Ранее, в старое доброе время, когда все еще было впереди, они оба сочиняли оперы на «исторические» сюжеты: один — «Бориса Годунова», другой — «Псковитянку». «Борис» оказался мощнее. Хотя понятным это стало лишь многие годы спустя. Теперь оба подошли к Гоголю, более того — к «раннему» Гоголю, к его «Вечерам на хуторе близ Диканьки». И оба выбрали «нестрашные» повести, не «Ночь накануне Ивана Купала», не «Страшную месть», но повести, скорее, жизнерадостные, хотя и с «чертовщинкой». Опора на украинский мелос — у обоих. Решения — совершенно различны. Корсаков, в сущности, создает комическую оперу-сказку (или что-то близкое к таковой). Гоголевская фантастика здесь подана «легко», окрашена незатейливым юмором. Его много и в трио Винокура, Писаря и Головы, в их «перепуганном» фугато, где запечатлелась встреча с чертом по-корсаковски.

— Сатана! сатана! Это сам сатана! — вопит один.

— Сатана! сатана! Это сам сатана! — вторит другой.

— Сатана! сатана! Это сам сатана!.. — подхватывает третий.

Но был и в этой, довольно светлой повести Гоголя один эпизод, который чутких читателей приводил в содрогание:

«— Нет, я не хочу быть вороном! — сказала девушка, изнемогая от усталости. — Мне жалко отнимать цыпленков у бедной матери!



„Ты не ведьма!“ — подумал Левко.

— Кто же будет вороном?

Девушки снова собрались кинуть жребий.

— Я буду вороном! — вызвалась одна из средины.

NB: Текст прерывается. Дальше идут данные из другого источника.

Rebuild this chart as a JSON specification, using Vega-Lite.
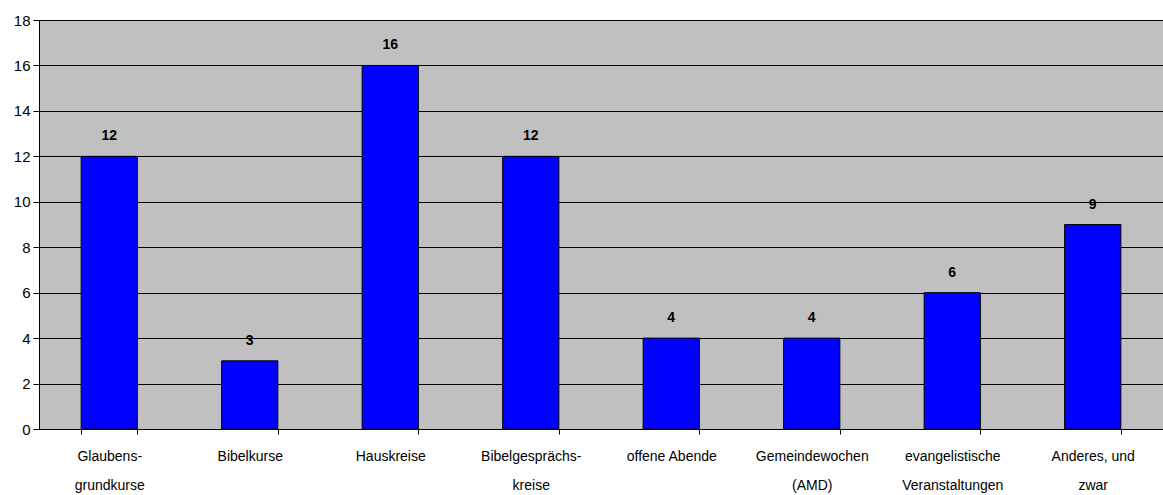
{
  "$schema": "https://vega.github.io/schema/vega-lite/v6.json",
  "width": 1124,
  "height": 409,
  "autosize": {"type": "none"},
  "padding": {"left": 39, "top": 20, "right": 0, "bottom": 66},
  "background": "white",
  "config": {
    "view": {"fill": "#C0C0C0", "stroke": null},
    "font": "Liberation Sans"
  },
  "data": {
    "values": [
      {"kategorie": "Glaubens-|grundkurse", "anzahl": 12},
      {"kategorie": "Bibelkurse", "anzahl": 3},
      {"kategorie": "Hauskreise", "anzahl": 16},
      {"kategorie": "Bibelgesprächs-|kreise", "anzahl": 12},
      {"kategorie": "offene Abende", "anzahl": 4},
      {"kategorie": "Gemeindewochen|(AMD)", "anzahl": 4},
      {"kategorie": "evangelistische|Veranstaltungen", "anzahl": 6},
      {"kategorie": "Anderes, und|zwar", "anzahl": 9}
    ]
  },
  "encoding": {
    "x": {
      "field": "kategorie",
      "type": "nominal",
      "sort": null,
      "scale": {"paddingInner": 0.6, "paddingOuter": 0.3},
      "axis": {
        "title": null,
        "labelAngle": 0,
        "labelExpr": "split(datum.label, '|')",
        "labelFontSize": 14,
        "labelColor": "black",
        "labelPadding": 15,
        "labelLineHeight": 29,
        "tickBand": "extent",
        "tickColor": "black",
        "tickSize": 5,
        "domainColor": "black",
        "labelLimit": 200
      }
    },
    "y": {
      "field": "anzahl",
      "type": "quantitative",
      "scale": {"domain": [0, 18], "nice": false},
      "axis": {
        "title": null,
        "values": [0, 2, 4, 6, 8, 10, 12, 14, 16, 18],
        "gridColor": "black",
        "gridOpacity": 1,
        "domainColor": "black",
        "tickColor": "black",
        "tickSize": 6,
        "labelFontSize": 15,
        "labelColor": "black",
        "labelPadding": 3
      }
    }
  },
  "layer": [
    {
      "mark": {"type": "bar", "color": "#0000FF", "stroke": "black", "strokeWidth": 1}
    },
    {
      "mark": {"type": "text", "baseline": "alphabetic", "dy": -16, "fontWeight": "bold", "fontSize": 14, "color": "black"},
      "encoding": {"text": {"field": "anzahl", "type": "quantitative"}}
    }
  ]
}
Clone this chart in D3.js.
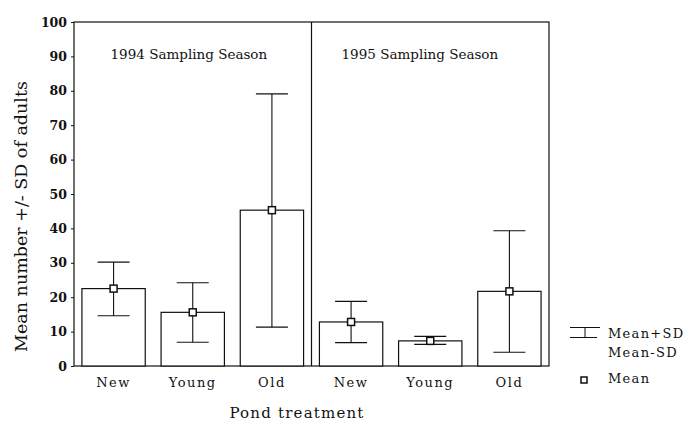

Левко стал пристально вглядываться в лицо ей. Скоро и смело гналась она за вереницею и кидалась во все стороны, чтобы изловить свою жертву. Тут Левко стал замечать, что тело ее не так светилось, как у прочих: внутри его виделось что-то черное. Вдруг раздался крик: ворон бросился на одну из вереницы, схватил ее, и Левку почудилось, будто у ней выпустились когти и на лице ее сверкнула злобная радость.

— Ведьма! — сказал он, вдруг указав на нее пальцем и оборотившись к дому».

Уже в девятнадцатом веке найдутся читатели, которые увидят в этом «черном» внутри ведьмы не фантастическую подробность, но чудовищно острый глаз Гоголя. Он, и только он, с его религиозным страхом и пронзительным, нечеловеческим зрением мог различить зловещую эту отметину.

Корсаков пятна не заметит. Русалки, Левко. И — не диалог, но, скорее, детская игра:

«— Ворон, ворон, что ты делаешь? — Рою ямку. — На что тебе ямку? — Чтоб деньгу найти. — На что тебе деньгу? — Иглу купить. — Зачем иглу? — Мешочек сшить. — Зачем мешок? — Чтоб соли купить. — Зачем тебе соль? — Чтоб щи посолить. — Зачем тебе щи? — Твоим детям глаза залить. (Хочет броситься.) — Вот она! Вот ведьма!»

Повесть Гоголя можно прочитать как «полусказочную историю», чуть-чуть «страшноватую», но с добрым концом. Читатели чуткие впивались глазами в текст и видели — пусть в зачатке — ту магическую «жуть», которой веяло от каждой страницы — даже «юмористической» — позднего Гоголя. Невероятное зрение автора «Вечеров» и «Шинели», способное схватывать какие-то мельчайшие штрихи, за которыми проглядывал предмирный кошмар мироздания, — никак не ощутимо в музыке Римского-Корсакова. Его Гоголь слишком добродушен. Мусоргский, ощутив мучительную тягу к этому кудеснику слова, перечитывая Гоголя всю жизнь, ловил малейшие оттенки в интонации речи автора и речи его героев. Он мгновенно схватывал особую окраску — и чудодейственную, и «со слезой», и жутковатую — самого юмора Гоголя. Сцену Хиври с Поповичем даже Стасов, уже «поставивший крест» на композиторе, позже назовет одной из его музыкальных вершин. Юмор, доходящий до гротеска, от которого оторопь берет. Гоголь не раз это испытал, однажды изумительно точно запечатлел в последнем предложении «смешной» (и мучительной!) повести «Как поссорились Иван Иванович с Иваном Никифоровичем». Фраза, ставшая почти крылатой: «Скучно на этом свете, господа!»

217

Из письма к Стасову от 22 августа 1880 г.